### Problem requirements
Search the material for the word "matplotlib" and copy each line that holds it.

═════ Available data ═════

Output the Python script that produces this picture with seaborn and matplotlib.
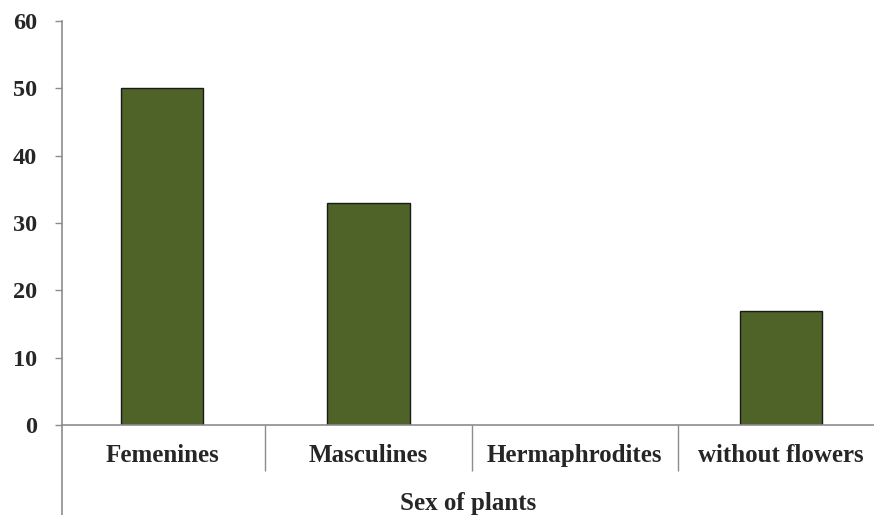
import matplotlib
matplotlib.use("Agg")
import matplotlib.pyplot as plt
import seaborn as sns
import pandas as pd

# data
categories = ["Femenines", "Masculines", "Hermaphrodites", "without flowers"]
counts = [50, 33, 0, 17]
y_ticks = [0, 10, 20, 30, 40, 50, 60]

df = pd.DataFrame({"sex": categories, "count": counts})

sns.set_style("white")
plt.rcParams["font.family"] = ["Liberation Serif", "DejaVu Serif"]
plt.rcParams["font.weight"] = "bold"

axis_grey = "#8c8c8c"
bar_color = "#4f6228"

fig = plt.figure(figsize=(8.74, 5.15), dpi=100)
ax = fig.add_axes([62 / 874, 90 / 515, 812 / 874, 404 / 515])

sns.barplot(data=df, x="sex", y="count", color=bar_color, width=0.40,
            edgecolor="#1a1a1a", linewidth=1.0, saturation=1, ax=ax)

# no outline for an empty bar
for p in ax.patches:
    if p.get_height() == 0:
        p.set_linewidth(0)

x_left = -0.485
ax.set_ylim(0, 60)
ax.set_xlim(x_left, 3.45)
ax.set_yticks(y_ticks)
ax.set_yticklabels([str(t) for t in y_ticks], fontsize=17.5, fontweight="bold")
ax.tick_params(axis="y", direction="out", length=5, width=1, color=axis_grey,
               pad=13, left=True)

# category labels, with separators between them as long minor ticks
ax.set_xticks(range(len(categories)))
ax.set_xticklabels(categories, fontsize=18, fontweight="bold")
ax.tick_params(axis="x", which="major", length=0, pad=14)
ax.set_xticks([i + 0.5 for i in range(len(categories) - 1)], minor=True)
ax.tick_params(axis="x", which="minor", direction="out", length=33,
               width=1, color=axis_grey, bottom=True)

for side in ["top", "right"]:
    ax.spines[side].set_visible(False)
for side in ["left", "bottom"]:
    ax.spines[side].set_color(axis_grey)
    ax.spines[side].set_linewidth(1.2)

# left axis line runs on below the category row
ax.axvline(x_left, ymin=-0.23, ymax=0, color=axis_grey, lw=1.2, clip_on=False)

ax.set_xlabel("Sex of plants", fontsize=18, fontweight="bold", labelpad=12)
ax.set_ylabel("")

fig.savefig("out.png", dpi=100)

═════

### Written solution
Output the Python script that produces this picture with seaborn and matplotlib.
import matplotlib
matplotlib.use("Agg")
import matplotlib.pyplot as plt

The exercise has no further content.